La Méditerranée, notre horizon

15 avril 2007 - 00h32 - Monde - Ecrit par : L.A

Plus d’une décennie nous sépare désormais de la vibrante déclaration de Barcelone, qui promettait, en 1995, une progressive intégration régionale euroméditerranéenne. Aujourd’hui, cette perspective s’éloigne et ce projet apparaît bien fragile : le panorama régional s’est profondément transformé au cours des dernières années.

D’un côté, la panne de l’Europe politique précipite l’érosion de l’influence européenne dans le monde. Or l’Euro-Méditerranée ne saurait se construire sans une Europe forte et déterminée. De l’autre côté, les pays méditerranéens du Sud ne sont pas au rendez-vous de l’ouverture politique et des réformes. Cependant, les mutations sociétales profondes qui s’y opèrent suscitent des aspirations nouvelles au sein des populations. En dépit des ambitions formulées à Barcelone, le bassin méditerranéen n’est aujourd’hui ni plus stable ni plus prospère. Il concentre au contraire toutes les grandes fractures planétaires. L’accélération de la mondialisation et la recomposition des équilibres géo-économiques internationaux, induite, pour une part par le décollage de l’Asie, révèlent et aggravent la divergence des deux rives de la Méditerranée. Et cet espace, miné par les peurs et les passions, paraît s’enfoncer dans les conflits, ou se murer dans le repli.

Ce tableau pessimiste appelle deux observations. Il faut d’abord souligner, contrairement à une représentation courante mais trompeuse, que la Méditerranée n’est pas pour autant, loin s’en faut, coupée du cours global de la mondialisation. Ses économies, ses sociétés et les politiques qui s’y développent participent à la globalisation des échanges, à la circulation des idées et au jeu diplomatique international. Mais les acteurs méditerranéens demeurent le plus souvent les spectateurs désorientés et fragilisés d’un mouvement qu’ils subissent, alors qu’ils furent la force motrice de plusieurs des mondialisations du passé.

Une seconde observation concerne la fracture territoriale qui s’est instaurée au sein de chacun des pays de la rive sud. Un clivage s’aggrave dangereusement entre les zones urbaines littorales et les espaces ruraux intérieurs. La marginalisation et la paupérisation des campagnes se développent en proportion de l’ouverture aux échanges mondiaux du cordon littoral urbain qui court d’Agadir à Istanbul. Tout se passe comme si le sud de la Méditerranée n’avait plus besoin de ses arrière-pays pour se développer, le salut étant supposé dépendre, selon le credo libéral dominant, des échanges et de l’arrimage extérieur. Si les villes côtières sont propulsées sur l’avenir, les territoires ruraux sont refoulés dans un arrière-monde qui n’intéresse plus personne.
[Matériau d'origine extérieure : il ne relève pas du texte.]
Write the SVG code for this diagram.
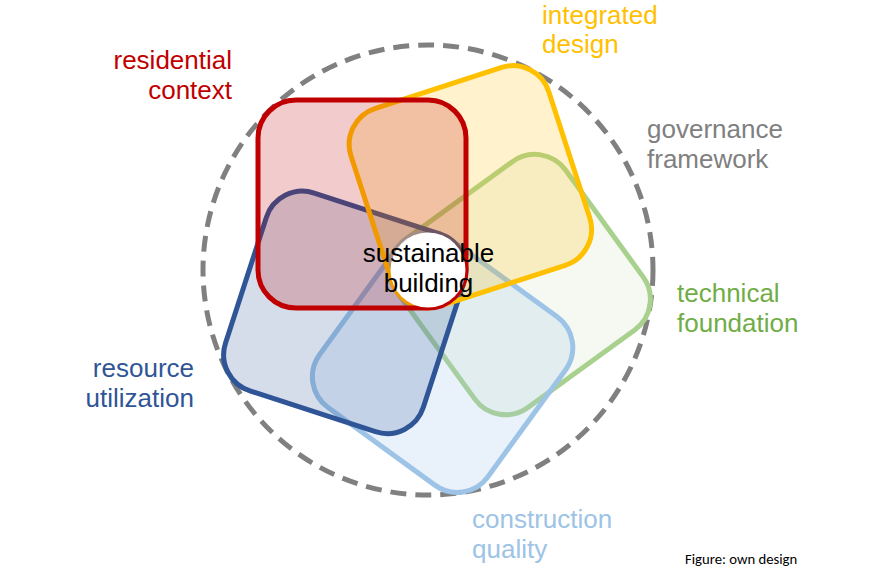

Ce contexte doublement critique ne favorise pas seulement l’aggravation des inégalités. Il fait le lit de la radicalisation des opinions publiques et de l’affaissement des projets de coopération. L’esprit de solidarité qui inspirait la vision commune dessinée à Barcelone s’effrite, et la culture du dialogue se grippe.

Or il faut réaffirmer que la dislocation d’un horizon commun pour la Méditerranée entraîne dans son sillage l’affaiblissement du projet européen lui-même et l’amenuisement de la capacité de l’Europe de jouer sa partie dans un monde multipolaire. En sens inverse, la mise en oeuvre d’une coopération pionnière avec sa rive sud, est la chance pour l’Europe de faire valoir un modèle alternatif de la mondialisation assurant la prise en compte des variables culturelles et environnementales qui sont, autant que l’économique, les clés d’un codéveloppement durable.

Ce scénario coopératif doit impérativement s’articuler autour de politiques communes, dans les sept domaines stratégiques que sont la formation-recherche, l’entrepreneuriat privé, le tourisme, l’agriculture, la santé, l’environnement et les infrastructures. Celles-ci, on le sait, ne prendront corps et ne seront efficaces que si elles échappent aux limitations des approches bilatérales. Autrement dit, elles requièrent d’être elles-mêmes inscrites, de façon concertée, dans une problématique euroméditerranéenne globale.

Une telle vision euroméditerranéenne ne saurait se résumer à un simple élargissement du grand marché unique européen, assorti de conventionnements bilatéraux appelés "partenariats" ou "voisinages". Il s’agit de mettre en place l’espace politique commun qu’implique une logique de relations véritablement multilatérales. C’était là l’ambition de Barcelone.

La France, qui présidera l’Union européenne au second semestre 2008 et qui proclame vouloir faire de la Méditerranée une priorité de sa politique étrangère, porte la responsabilité particulière de revenir à ces fondamentaux. Oublier ce rendez-vous reviendrait à renier le projet de Barcelone.